With a story like his, perhaps it is no surprise that Gavrylyuk believes there is a special magic to live music. Something that transcends words, that unites people no matter their lived experience. In the concert hall, everything else is stripped away, and all that is left is us, the music, and our emotions. That is what he has experienced countless times as an audience member, and that is the atmosphere he tries to create in his own performances – not just for the audience, but also for the musicians performing with him, and for himself.

Coming to a concert like this gives someone an experience of unity with other members of the audience,’ says Gavrylyuk. ‘You experience connection to your inner world, your emotional world. It might help you reflect, it might inspire new ideas.

‘When you are hearing music that is so high energy, so rich in colour, it brings similar things to you as well – and it attracts similar high energy things into your life as well. So when you expose yourself to that kind of experience, I think it really elevates you to that kind of high energy experience.’

“High energy” is the perfect way to describe Tchaikovsky’s First Piano Concerto. The gigantic, swelling chords of its opening are among the most famous melodies in all of music, and it is one of the are pieces to remain popular ever since its premiere in 1875.

But Gavrylyuk is quick to point out that although work seems rich and triumphant on first listen, in fact it has tremendous emotional depth that reveals much about Tchaikovsky the man.

‘It is a very, very personal work,’ says Gavrylyuk. ‘It is a very intimate work, and one that reveals his fascination with folk culture as well – the piece has numerous themes from Ukrainian folk songs; his great-grandfather was Ukrainian, and he was often inspired by that. For me as a Ukrainian, of course that plays quite an interesting role.

Alexander Gavrylyuk
Alexander Gavrylyuk. Photo by Marco Borggreve.
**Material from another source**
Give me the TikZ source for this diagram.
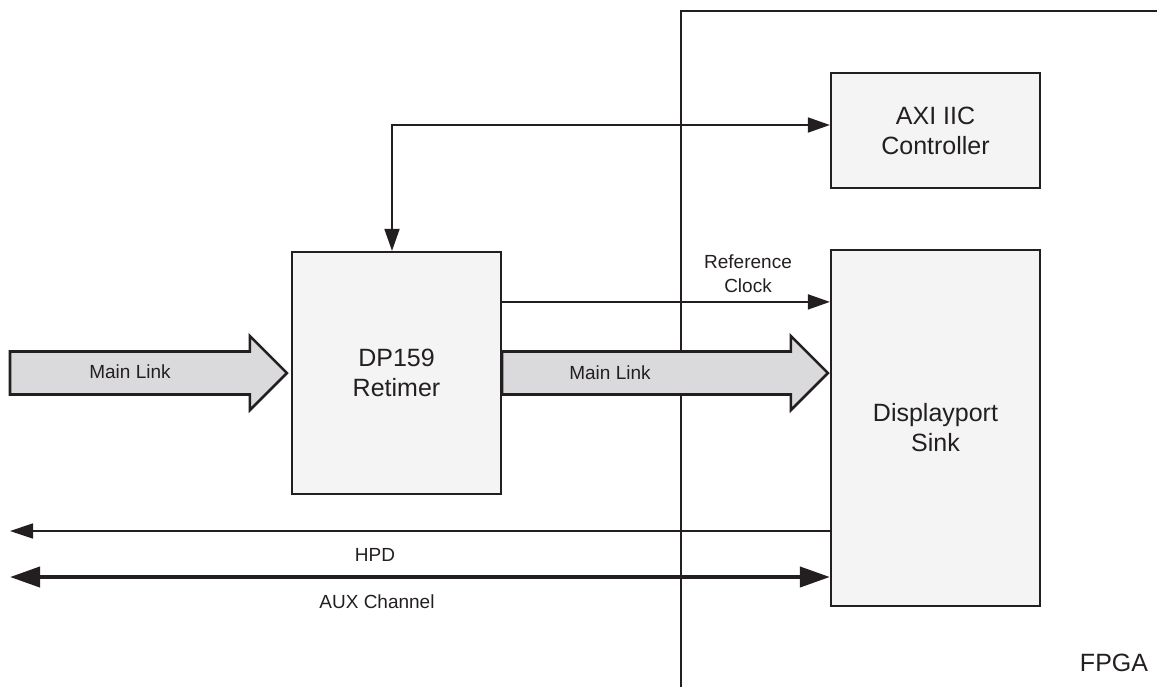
\documentclass[tikz,border=0pt]{standalone}
\usepackage{fontspec}
\setmainfont{Liberation Sans}
\usetikzlibrary{arrows.meta,calc}

\definecolor{ink}{HTML}{231F20}
\definecolor{boxgray}{HTML}{F4F4F4}
\definecolor{linkgray}{HTML}{DADADC}

% fat "main link" arrow from #1 to the tip #2
\newcommand\mainlink[2]{%
  \path[link] let \p1=(#1), \p2=(#2) in
    (\x1,\y2+10.75pt) -- (\x2-18.5pt,\y2+10.75pt) -- (\x2-18.5pt,\y2+18.5pt)
    -- (\x2,\y2) -- (\x2-18.5pt,\y2-18.5pt) -- (\x2-18.5pt,\y2-10.75pt)
    -- (\x1,\y2-10.75pt) -- cycle;}

\begin{document}
\begin{tikzpicture}[
  x=0.5pt, y=-0.5pt,
  box/.style={draw=ink, line width=1.1pt, fill=boxgray, text=ink, minimum width=104.5pt,
    align=center, font=\fontsize{12.5}{15}\selectfont},
  lbl/.style={text=ink, align=center, font=\fontsize{9.5}{12}\selectfont},
  sig/.style={draw=ink, line width=0.9pt, -{Triangle[length=11pt,width=7.5pt]}},
  bus/.style={draw=ink, line width=2pt,
    {Triangle[length=15pt,width=10pt]}-{Triangle[length=15pt,width=10pt]}},
  link/.style={draw=ink, line width=1.3pt, fill=linkgray}
]
\useasboundingbox (0,0) rectangle (1157,687);

% FPGA boundary
\coordinate (fb) at (681,687);
\draw[ink, line width=1pt] (fb) |- (1157,11);
\node[text=ink, font=\fontsize{12.5}{15}\selectfont] (fpga) at (1114,663) {FPGA};

\node[box, minimum height=57.5pt] (axi) at (935.5,130.5) {AXI IIC\\Controller};
\node[box, minimum height=178pt] (sink) at (935.5,428) {Displayport\\Sink};
\node[box, minimum height=121pt] (ret) at (396.5,373) {DP159\\Retimer};

% main link
\coordinate (mlin) at (10,372);
\mainlink{mlin}{[xshift=-2pt]ret.west}
\mainlink{ret.east}{[xshift=-1pt]sink.west |- ret.east}
\node[lbl] (ml1) at (130,372) {Main Link};
\node[lbl] (ml2) at (610,373) {Main Link};

% IIC
\draw[sig, {Triangle[length=11pt,width=7.5pt]}-{Triangle[length=11pt,width=7.5pt]}]
  ([xshift=-2.25pt]ret.north) |- ([yshift=2.75pt]axi.west);

% reference clock
\coordinate (refclk) at ([yshift=-25.5pt]ret.north east);
\draw[sig] (refclk) -- (refclk -| sink.west);
\node[lbl] (rclbl) at (748,274) {Reference\\Clock};

% HPD and AUX
\coordinate (hpdend) at (10,531);
\draw[sig, line width=0.8pt, -{Triangle[length=11.5pt,width=7.5pt]}] (sink.west |- hpdend) -- (hpdend);
\node[lbl] (hpd) at (375,555) {HPD};
\coordinate (auxend) at (10,577);
\draw[bus] (auxend) -- (sink.west |- auxend);
\node[lbl] (aux) at (377,602) {AUX Channel};
\end{tikzpicture}
\end{document}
‘Of course those first movements will bring feelings of joy and liberation. But there is a lot of struggle in Tchaikovsky’s music too: struggle between openness and fragility, between darkness and euphoria, and he faces sadness and tragedy with resilience and even humour.’

‘It is full of this unstoppable, blood-boiling spirit, lots of positivity and the sense of liberation after the first movement. But apart from joy and exuberance you also feel the tragedy as well.’

It is this rich emotional landscape, as well as its vast pianistic architecture, that has proved irresistible to so many of the great pianists. Vladimir Horowitz recorded it twice, Martha Argerich three times, Arthur Rubinstein and Sviatoslav Richter five each, and Emil Gilels recorded it more than a dozen times, both live and in the studio. It is also perhaps the only piano concerto to cause an international diplomatic incident: in 1958, American pianist Van Cliburn performed this piece at the First International Tchaikovsky Piano Competition in Moscow, at the height of the Cold War – the competition organisers had to check with Soviet leader Nikita Khrushchev whether they could award first prize to an American!

Van Cliburn’s victory in 1958
The cover of TIME Magazine after Van Cliburn’s victory in 1958.

Gavrylyuk says that he loves to listen to recordings by the great pianists, but when it comes times for his own performance he pushes them from his mind. ‘This Tchaikovsky concerto is a masterwork, I'm sure everyone in the world knows the opening chords. But for me, the challenge is to pretend that it's an unknown work and start working on as if I'm hearing it for the first time.’

‘I can’t let myself be fooled by hundreds and hundreds of recordings and the history of it. I have to approach it from a completely new ‘ground zero’ mindset, and allow for new ideas to appear as if it was being performed for the first time, born of the spontaneity of the moment.’

‘That is easier now than it was when I was a child,’ he admits. ‘But when I was about 18 I experienced this mental shift where my focus wasn’t on myself as a performer anymore, and I started to focus more and more on becoming a medium between the music and the audience.’

‘And once I had that shift, I stopped thinking about other pianists as my competitors – because music is not a competitive activity, it's a unifying activity. Instead I started seeing them as fellow artists that are trying their best to communicate their artistic truth, and make the world a little bit better and unite us a little bit more; to break through the skin-deep differences we all have and connect us on a deeper level where we're all similar.’

Alexander Gavrylyuk
Alexander Gavrylyuk. Photo by Marco Borggreve.

Gavrylyuk strives to bring this humanism, this empathy, into every concert hall he performs in. And he believes that it is what makes music so special: that we all bring our own experiences into the concert hall, and the music will affect each person differently. He knows what Tchaikovsky’s concerto means to him, but he genuinely wants to understand what it means for everyone else, too.

‘I am interested to know how this music relates to each audience member’s own life experiences,’ he says. ‘We all experience emotions one way or another, but we all have different life experiences. I think music is the is the tool that can unite people on that level.’

‘Connecting the music to your personal life and your inner journey, that is a really amazing experience. It's a bit like meditation, and I try and exercise it every time I'm in the audience. It's a very subjective thing, but that is the beautiful thing about music.’